More likely than not standard
Reasonable belief that position would more likely than not be sustained on the merits
For returns prepared after May 25, 2007, the understatement of taxpayer's liability must be due to unreasonable position for the Code Sec. 6694 penalty to apply. A position is unreasonable if:
(1) the tax return preparer knew, or reasonably should have known, of the position;
(2) there was no reasonable belief that the position would more likely than not be sustained on its merits; and
(3) the position was not disclosed or there was no reasonable basis for the position (Code Sec. 6694(a)(2), as amended by the Small Business Tax Act of 2007 (P.L. 110-28)).
The standards of conduct that must be met to avoid imposition of the penalties for preparing a return with respect to which there is an understatement of tax was altered. First, the realistic possibility standard for undisclosed positions was replaced with a requirement that there be a reasonable belief that the tax treatment of the position was more likely than not the proper treatment. Moreover, the provision replaces the not-frivolous standard accompanied by disclosure with the requirement that there be a reasonable basis for the tax treatment of the position accompanied by disclosure (Joint Committee on Taxation, Technical Explanation of the Small Business and Work Opportunity Tax Act of 2007 (JCX-29-07) at ¶39,955.185).
Transitional Relief. For income tax returns, amended returns, and refund claims due on or before December 31, 2007 (determined with regard to any extension of time for filing), the standards set forth under the previous law and current regulations under Code Sec. 6694 will be applied in determining whether the IRS will impose a penalty under Code Sec. 6694(a). Generally, in applying transitional relief for income tax returns, amended returns or refund claims, disclosure would be adequate if made on a Form 8275, Disclosure Statement, or Form 8275-R, Regulation Disclosure Statement, attached to the return, amended return, or refund claim, or pursuant to the annual revenue procedure authorized in Reg. §1.6694-2(c)(3) and Reg. §1.6662-4(f)(2). For all other returns, amended returns, and claims for refund, including estate, gift, and generation-skipping transfer tax returns due on or before December 31, 2007 (determined with regard to any extension of time for filing), 2007 employment and excise tax returns due on or before January 31, 2008, and 2007 estimated tax returns due on or before January 15, 2008, the reasonable basis standard set forth in the regulations issued under Code Sec. 6662, without regard to the disclosure requirements contained therein, will be applied in determining whether a penalty under Code Sec. 6694(a) will be imposed (Notice 2007-54, I.R.B. 2007-27, June 11, 2007).

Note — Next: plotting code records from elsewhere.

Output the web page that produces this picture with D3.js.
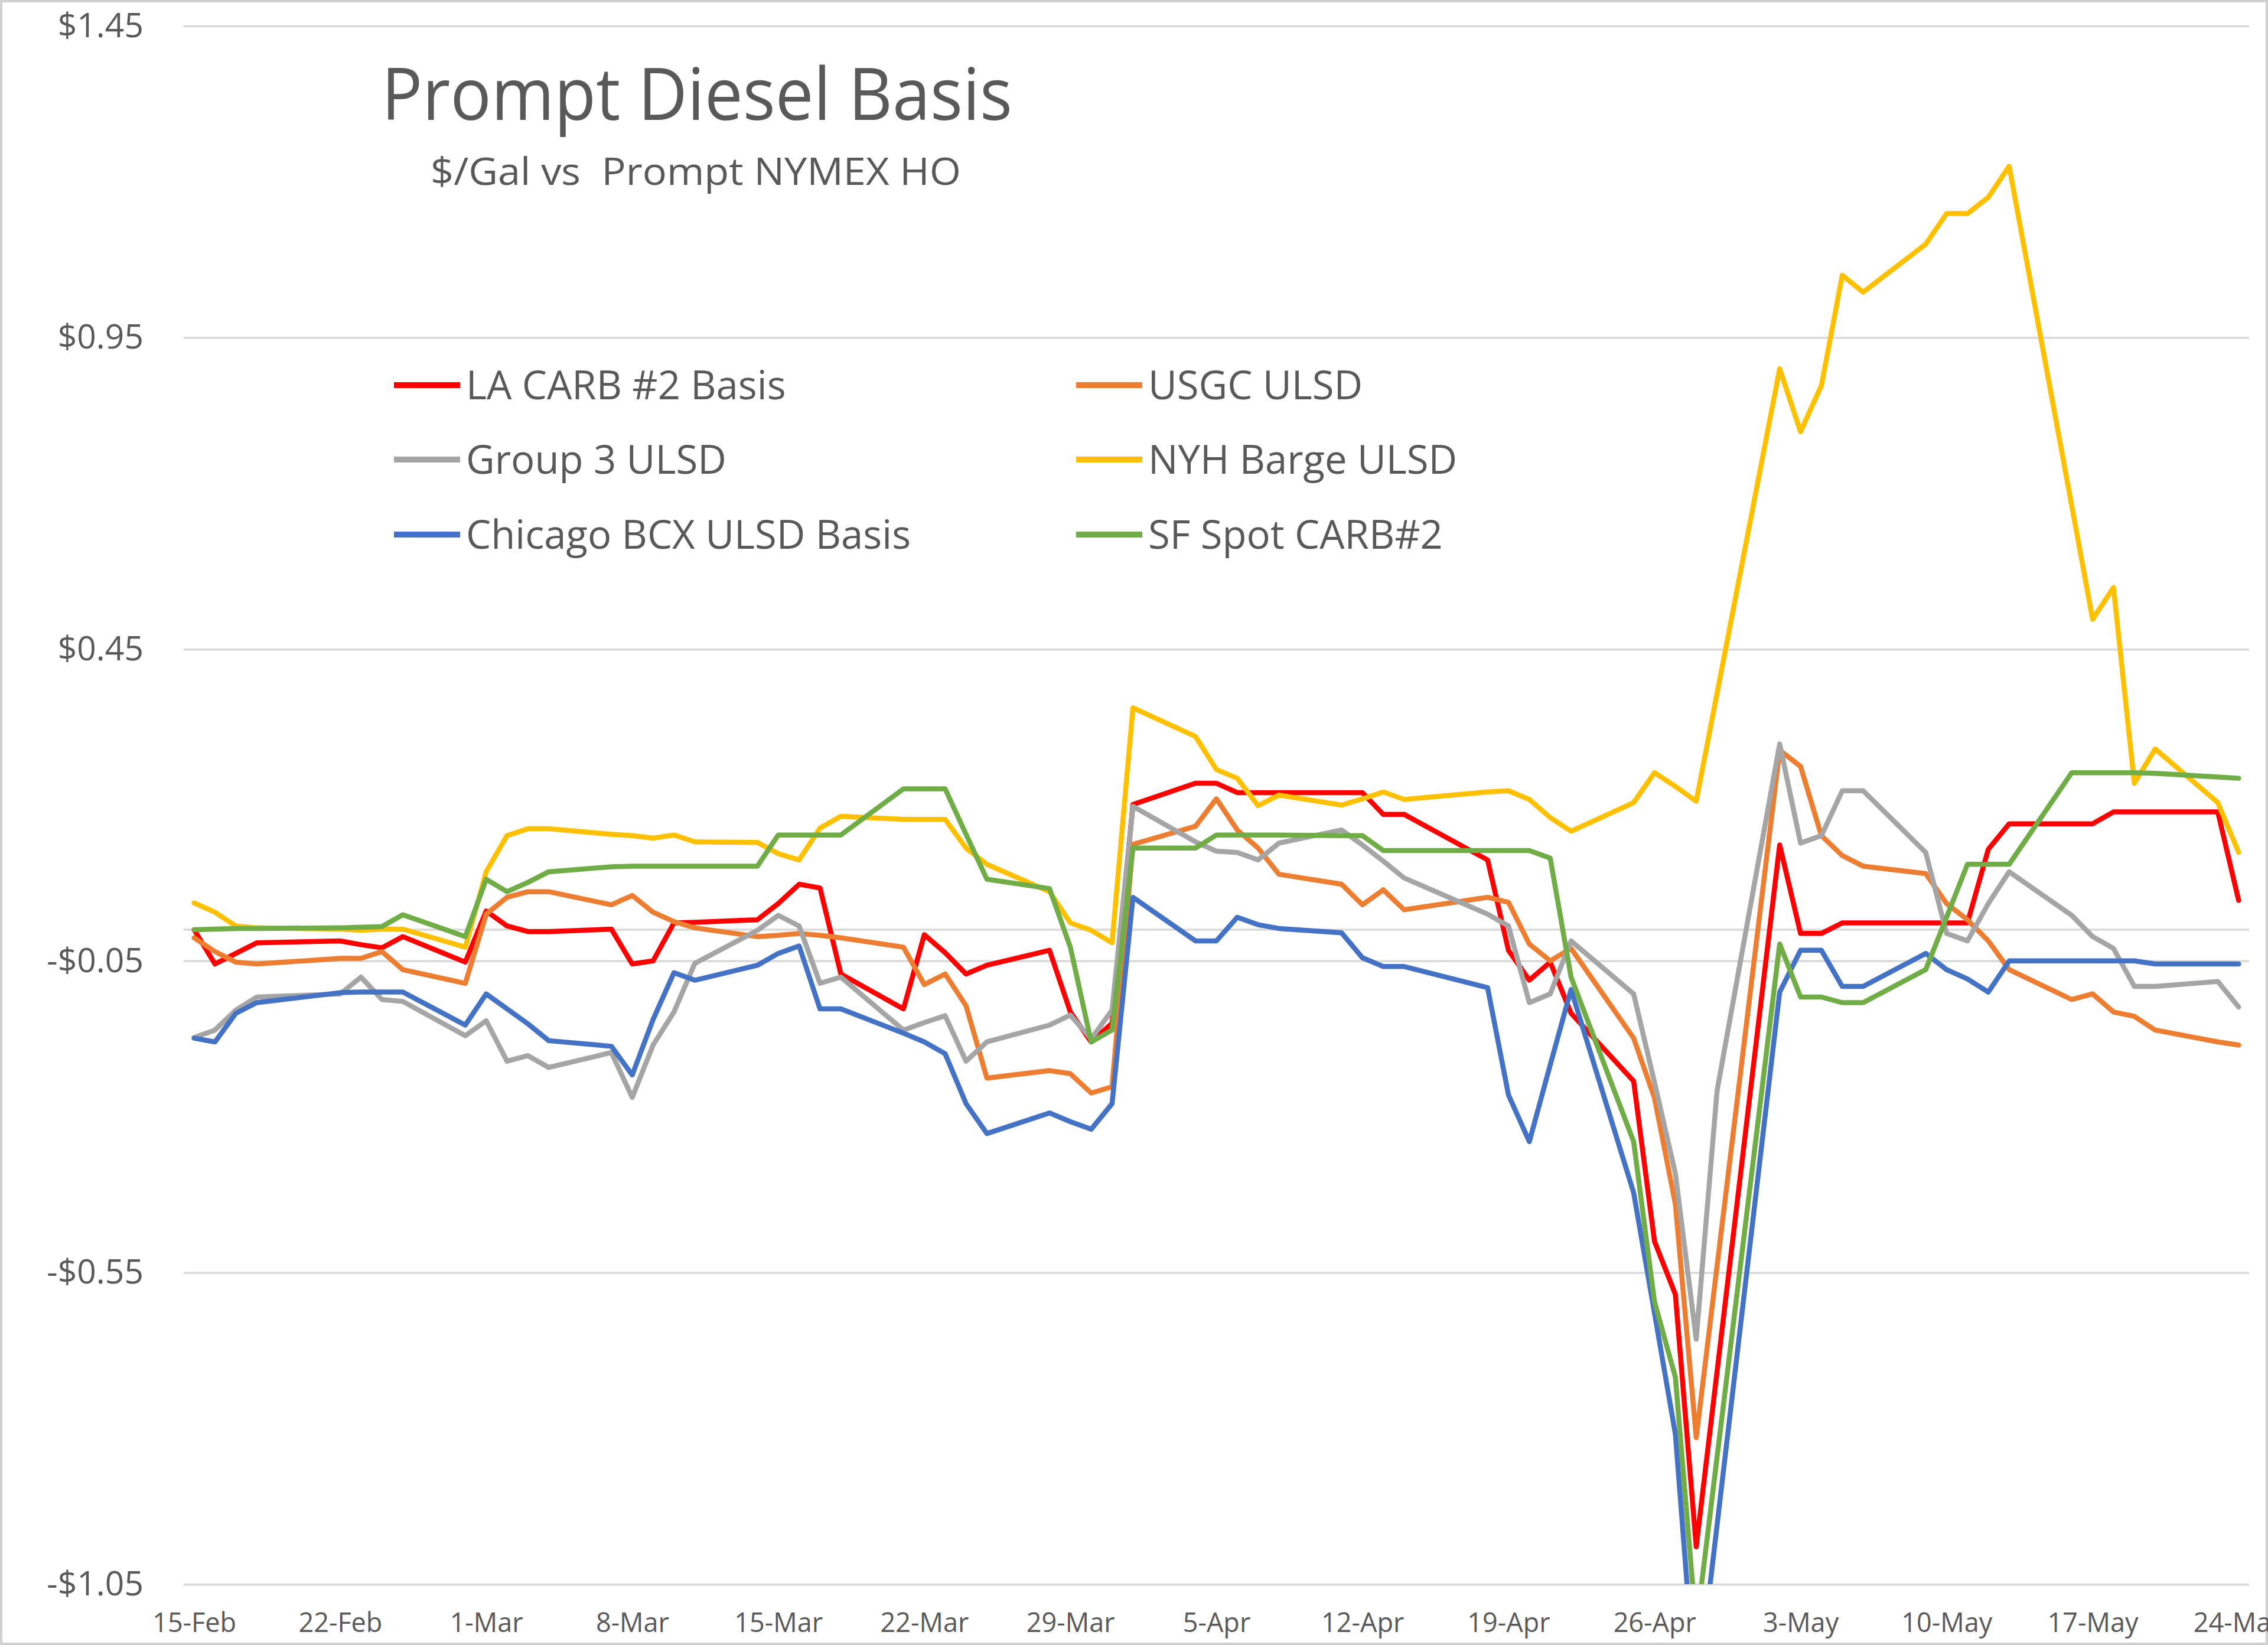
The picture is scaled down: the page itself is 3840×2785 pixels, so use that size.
<!DOCTYPE html>
<html>
<head>
<meta charset="utf-8">
<script src="https://cdn.jsdelivr.net/npm/d3@7"></script>
<style>
  html, body { margin: 0; padding: 0; background: #ffffff; }
  svg { display: block; }
</style>
</head>
<body>
<svg id="chart" width="3840" height="2785"></svg>
<script>
// ---------------- DATA ----------------
const dates = [
  "2022-02-15","2022-02-16","2022-02-17","2022-02-18","2022-02-21","2022-02-22","2022-02-23","2022-02-24","2022-02-25","2022-02-28",
  "2022-03-01","2022-03-02","2022-03-03","2022-03-04","2022-03-07","2022-03-08","2022-03-09","2022-03-10","2022-03-11","2022-03-14",
  "2022-03-15","2022-03-16","2022-03-17","2022-03-18","2022-03-21","2022-03-22","2022-03-23","2022-03-24","2022-03-25","2022-03-28",
  "2022-03-29","2022-03-30","2022-03-31",
  "2022-04-01","2022-04-04","2022-04-05","2022-04-06","2022-04-07","2022-04-08","2022-04-11","2022-04-12","2022-04-13","2022-04-14",
  "2022-04-15","2022-04-18","2022-04-19","2022-04-20","2022-04-21","2022-04-22","2022-04-25","2022-04-26","2022-04-27","2022-04-28",
  "2022-04-29",
  "2022-05-02","2022-05-03","2022-05-04","2022-05-05","2022-05-06","2022-05-09","2022-05-10","2022-05-11","2022-05-12","2022-05-13",
  "2022-05-16","2022-05-17","2022-05-18","2022-05-19","2022-05-20","2022-05-23","2022-05-24"
];

const laCarb = [
  0.000,-0.055,-0.038,-0.021,null,-0.018,-0.024,-0.029,-0.011,-0.052,
  0.030,0.006,-0.003,-0.003,0.001,-0.055,-0.050,0.011,0.012,0.016,0.042,0.073,0.067,-0.071,-0.127,-0.008,-0.037,-0.071,-0.057,-0.033,-0.132,-0.180,-0.150,
  0.201,0.235,0.235,0.220,0.220,0.220,0.220,0.220,0.185,0.185,null,0.112,-0.033,-0.081,-0.052,-0.134,-0.243,-0.500,-0.585,-0.990,null,
  0.136,-0.006,-0.006,0.011,0.011,0.011,0.011,0.011,0.129,0.170,0.170,0.170,0.189,0.189,0.189,0.189,0.047
];
const usgc = [
  -0.013,-0.035,-0.052,-0.055,null,-0.046,-0.046,-0.035,-0.064,-0.086,
  0.025,0.052,0.061,0.061,0.040,0.055,0.028,0.013,0.003,-0.011,-0.009,-0.006,-0.009,-0.013,-0.028,-0.088,-0.071,-0.122,-0.238,-0.226,-0.231,-0.262,-0.252,
  0.137,0.166,0.210,0.160,0.131,0.089,0.073,0.040,0.064,0.032,null,0.052,0.044,-0.023,-0.050,-0.030,-0.174,-0.270,-0.440,-0.815,null,
  0.288,0.262,0.151,0.119,0.102,0.090,0.042,0.016,-0.018,-0.064,-0.112,-0.103,-0.132,-0.139,-0.161,-0.180,-0.185
];
const group3 = [
  -0.173,-0.161,-0.129,-0.108,null,-0.103,-0.076,-0.112,-0.115,-0.170,
  -0.146,-0.211,-0.202,-0.221,-0.197,-0.269,-0.185,-0.132,-0.054,-0.001,0.023,0.006,-0.086,-0.076,-0.161,-0.149,-0.138,-0.211,-0.180,-0.153,-0.137,-0.175,-0.129,
  0.198,0.141,0.126,0.124,0.112,0.139,0.160,0.136,0.110,0.083,null,0.025,0.006,-0.117,-0.103,-0.018,-0.103,-0.245,-0.391,-0.657,-0.258,
  0.298,0.139,0.151,0.223,0.223,0.124,-0.006,-0.018,0.042,0.093,0.023,-0.011,-0.030,-0.091,-0.091,-0.083,-0.124
];
const nyhBarge = [
  0.043,0.028,0.006,0.003,null,0.001,-0.001,0.001,0.001,-0.028,
  0.093,0.151,0.162,0.162,0.153,0.151,0.147,0.152,0.141,0.140,0.122,0.112,0.163,0.182,0.177,0.177,0.177,0.131,0.105,0.061,0.011,-0.001,-0.021,
  0.356,0.310,0.257,0.243,0.199,0.216,0.200,0.210,0.221,0.209,null,0.221,0.223,0.209,0.180,0.158,0.204,0.252,0.230,0.206,null,
  0.900,0.799,0.873,1.050,1.023,1.100,1.149,1.149,1.175,1.225,0.680,0.498,0.549,0.235,0.290,0.204,0.124
];
const chicago = [
  -0.174,-0.180,-0.134,-0.117,null,-0.101,-0.100,-0.100,-0.100,-0.153,
  -0.103,-0.127,-0.151,-0.178,-0.187,-0.233,-0.144,-0.069,-0.081,-0.057,-0.038,-0.026,-0.127,-0.127,-0.166,-0.180,-0.199,-0.279,-0.327,-0.294,-0.308,-0.320,-0.279,
  0.052,-0.018,-0.018,0.020,0.008,0.002,-0.005,-0.045,-0.059,-0.059,null,-0.093,-0.265,-0.340,-0.217,-0.096,-0.422,-0.615,-0.809,-1.240,null,
  -0.100,-0.033,-0.033,-0.091,-0.091,-0.038,-0.064,-0.079,-0.100,-0.050,-0.050,-0.050,-0.050,-0.050,-0.055,-0.055,-0.055
];
const sfSpot = [
  0.000,0.001,0.002,0.002,null,0.003,0.004,0.005,0.024,-0.011,
  0.081,0.061,0.076,0.093,0.101,0.102,0.102,0.102,0.102,0.102,0.152,0.152,0.152,0.152,0.226,0.226,0.226,0.153,0.081,0.066,-0.028,-0.180,-0.161,
  0.131,0.131,0.152,0.152,0.152,0.152,0.151,0.151,0.127,0.127,null,0.127,0.127,0.127,0.115,-0.076,-0.340,-0.597,-0.718,-1.120,null,
  -0.023,-0.108,-0.108,-0.117,-0.117,-0.064,0.020,0.105,0.105,0.105,0.252,0.252,0.252,0.252,0.251,0.245,0.243
];

const seriesNames = ["LA CARB #2 Basis","USGC ULSD","Group 3 ULSD","NYH Barge ULSD","Chicago BCX ULSD Basis","SF Spot CARB#2"];
const seriesValues = [laCarb, usgc, group3, nyhBarge, chicago, sfSpot];
const seriesColors = ["#FF0000","#ED7D31","#A5A5A5","#FFC000","#4472C4","#70AD47"];

const yTickValues = [1.45, 0.95, 0.45, -0.05, -0.55, -1.05];
const xTickDates = ["2022-02-15","2022-02-22","2022-03-01","2022-03-08","2022-03-15","2022-03-22","2022-03-29",
                    "2022-04-05","2022-04-12","2022-04-19","2022-04-26","2022-05-03","2022-05-10","2022-05-17","2022-05-24"];

const titleText = "Prompt Diesel Basis";
const subtitleText = "$/Gal vs  Prompt NYMEX HO";

// ---------------- LAYOUT ----------------
const W = 3840, H = 2785;
const plot = { left: 311, right: 3808, top: 44, bottom: 2682 };
const textColor = "#595959";
const gridColor = "#D9D9D9";
const fontFamily = "'Open Sans', 'Noto Sans', sans-serif";

const parse = d3.timeParse("%Y-%m-%d");
const svg = d3.select("#chart");

svg.append("rect").attr("x", 0).attr("y", 0).attr("width", W).attr("height", H).attr("fill", "#ffffff");
svg.append("rect").attr("x", 2).attr("y", 2).attr("width", W - 4).attr("height", H - 4)
  .attr("fill", "none").attr("stroke", "#D0D0D0").attr("stroke-width", 4);

const xStart = d3.timeHour.offset(parse(dates[0]), -12);
const xEnd = d3.timeHour.offset(parse(dates[dates.length - 1]), 12);
const x = d3.scaleTime().domain([xStart, xEnd]).range([plot.left, plot.right]);
const y = d3.scaleLinear().domain([-1.05, 1.45]).range([plot.bottom, plot.top]);

const fmtMoney = v => (v < 0 ? "-" : "") + "$" + Math.abs(v).toFixed(2);

// Y axis with gridlines
const yAxis = d3.axisLeft(y)
  .tickValues(yTickValues)
  .tickSize(-(plot.right - plot.left))
  .tickPadding(68)
  .tickFormat(fmtMoney);
const gy = svg.append("g").attr("transform", `translate(${plot.left},0)`).call(yAxis);
gy.select(".domain").remove();
gy.selectAll(".tick line").attr("stroke", gridColor).attr("stroke-width", 3.5);
gy.selectAll(".tick text")
  .attr("fill", textColor)
  .style("font-family", fontFamily)
  .style("font-size", "57px");

// Zero (category axis) line
svg.append("line")
  .attr("x1", plot.left).attr("x2", plot.right)
  .attr("y1", y(0)).attr("y2", y(0))
  .attr("stroke", gridColor).attr("stroke-width", 3.5);

// X axis labels (at bottom)
const fmtDate = d3.timeFormat("%-d-%b");
const xAxis = d3.axisBottom(x)
  .tickValues(xTickDates.map(parse))
  .tickSize(0)
  .tickPadding(49)
  .tickFormat(fmtDate);
const gx = svg.append("g").attr("transform", `translate(0,${plot.bottom})`).call(xAxis);
gx.select(".domain").remove();
gx.selectAll(".tick text")
  .attr("fill", textColor)
  .style("font-family", fontFamily)
  .style("font-size", "45px");

// Clip for lines
svg.append("defs").append("clipPath").attr("id", "plotClip")
  .append("rect")
  .attr("x", plot.left).attr("y", plot.top)
  .attr("width", plot.right - plot.left).attr("height", plot.bottom - plot.top);

const line = d3.line()
  .x(p => x(p.date))
  .y(p => y(p.value));

const gLines = svg.append("g").attr("clip-path", "url(#plotClip)");
seriesValues.forEach((vals, i) => {
  const pts = dates.map((d, j) => ({ date: parse(d), value: vals[j] }))
    .filter(p => p.value !== null && p.value !== undefined);
  gLines.append("path")
    .datum(pts)
    .attr("d", line)
    .attr("fill", "none")
    .attr("stroke", seriesColors[i])
    .attr("stroke-width", 8.5)
    .attr("stroke-linejoin", "round")
    .attr("stroke-linecap", "round");
});

// Title
svg.append("text")
  .attr("x", 1180).attr("y", 203)
  .attr("text-anchor", "middle")
  .attr("fill", textColor)
  .attr("textLength", 1068)
  .attr("lengthAdjust", "spacingAndGlyphs")
  .style("font-family", fontFamily)
  .style("font-size", "122px")
  .text(titleText);

svg.append("text")
  .attr("x", 1178).attr("y", 313)
  .attr("text-anchor", "middle")
  .attr("fill", textColor)
  .attr("textLength", 898)
  .attr("lengthAdjust", "spacingAndGlyphs")
  .style("font-family", fontFamily)
  .style("font-size", "64px")
  .style("white-space", "pre")
  .text(subtitleText);

// Legend
const legendCols = [667, 1822];
const legendRows = [652, 778, 905];
const legend = svg.append("g");
seriesNames.forEach((name, i) => {
  const col = i % 2, row = Math.floor(i / 2);
  const lx = legendCols[col], ly = legendRows[row];
  legend.append("line")
    .attr("x1", lx).attr("x2", lx + 112)
    .attr("y1", ly).attr("y2", ly)
    .attr("stroke", seriesColors[i])
    .attr("stroke-width", 10);
  legend.append("text")
    .attr("x", lx + 122).attr("y", ly + 24)
    .attr("fill", textColor)
    .style("font-family", fontFamily)
    .style("font-size", "67px")
    .text(name);
});
</script>
</body>
</html>
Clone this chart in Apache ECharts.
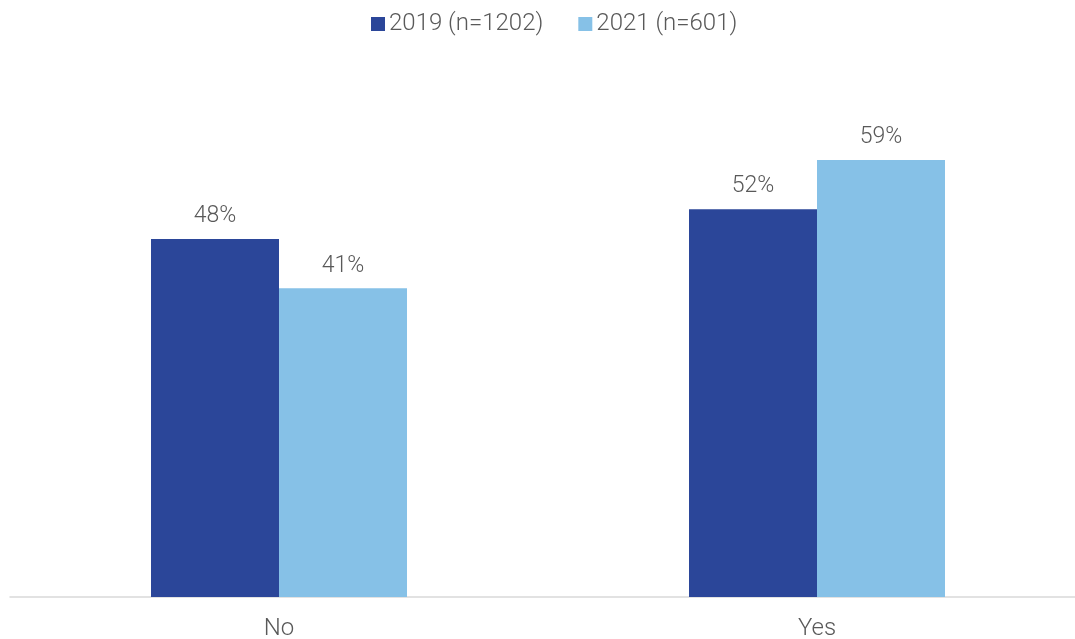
<!DOCTYPE html>
<html>
<head>
<meta charset="utf-8">
<script src="https://cdn.jsdelivr.net/npm/echarts@6/dist/echarts.min.js"></script>
<style>html,body{margin:0;padding:0;background:#fff}#c{width:1075px;height:639px}</style>
</head>
<body>
<div id="c"></div>
<script>
const categories = ['No', 'Yes'];
const seriesNames = ['2019 (n=1202)', '2021 (n=601)'];
const values2019 = [48.0, 52.0];
const values2021 = [41.4, 58.6];

const chart = echarts.init(document.getElementById('c'), null, {renderer: 'canvas'});
const labelStyle = {
  show: true, position: 'top', distance: 11,
  formatter: p => Math.round(p.value) + '%',
  fontFamily: 'Roboto', fontWeight: 300, fontSize: 23, color: '#595959'
};
chart.setOption({
  animation: false,
  textStyle: {fontFamily: 'Roboto'},
  legend: {
    top: 7, left: 366,
    itemWidth: 14, itemHeight: 14, itemGap: 35,
    icon: 'rect',
    textStyle: {fontFamily: 'Roboto', fontWeight: 300, fontSize: 24, color: '#595959', padding: [0, 0, 0, -1]},
    data: seriesNames
  },
  grid: {left: 10, width: 1076, top: 75, bottom: 42, containLabel: false, outerBoundsMode: 'none'},
  xAxis: {
    type: 'category', data: categories,
    axisLine: {lineStyle: {color: '#D9D9D9', width: 1.5}},
    axisTick: {show: false},
    axisLabel: {fontFamily: 'Roboto', fontWeight: 300, fontSize: 24, color: '#595959', margin: 20}
  },
  yAxis: {type: 'value', min: 0, max: 70, show: false, splitLine: {show: false}},
  series: [
    {name: seriesNames[0], type: 'bar', data: values2019, barWidth: 128, barGap: '0%',
     itemStyle: {color: '#2B4699'}, label: labelStyle},
    {name: seriesNames[1], type: 'bar', data: values2021, barWidth: 128, barGap: '0%',
     itemStyle: {color: '#86C1E7'}, label: labelStyle}
  ]
});
</script>
</body>
</html>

Until further guidance is issued, a tax return preparer is considered to have a reasonable belief that the tax treatment of an item is more likely than not the proper tax treatment (without considering that the return might not be audited, that if audited the issue would not be raised, or that the issue might be settled) if such preparer analyzes the pertinent facts and authorities in the manner described in Reg. §1.6662-4(d)(3)(ii) and, based upon such analysis, reasonably concludes in good faith that there is a greater than fifty percent likelihood that the tax treatment of the item would be upheld if challenged by the IRS. This standard will apply instead of Reg. §1.6694-2(b) (Notice 2008-13, I.R.B. 2008-3, December 31, 2007, at ¶46,229). In determining the reasonableness of the tax return preparer's belief that the position satisfies the more likely than not standard, the tax return preparer may rely in good faith and without verification upon information furnished by the taxpayer as well as by another advisor, tax return preparer or other third party, and is not required to independently verify the items reported on tax returns, schedules, or other third party documents to determine if the items meet the reasonable belief standard, but such preparer may not ignore the implications of information received or actually known.
Example:
During an interview conducted by Farley, a tax return preparer, the taxpayer provided a schedule prepared by Smith, another advisor in Farley's firm, for use in preparing the taxpayer's tax return. The schedule did not appear to be incorrect or incomplete, and based on the information Farley completed the tax return. Later the IRS determines there is an understatement of liability for tax resulting from incorrect information on the schedule. Farley was not required to audit or review the schedule to verify independently that it satisfied the standard requiring a reasonable belief that the position would more likely than not be sustained on the merits. Farley should not, therefore, be subject to the penalty under Code Sec. 6694(a).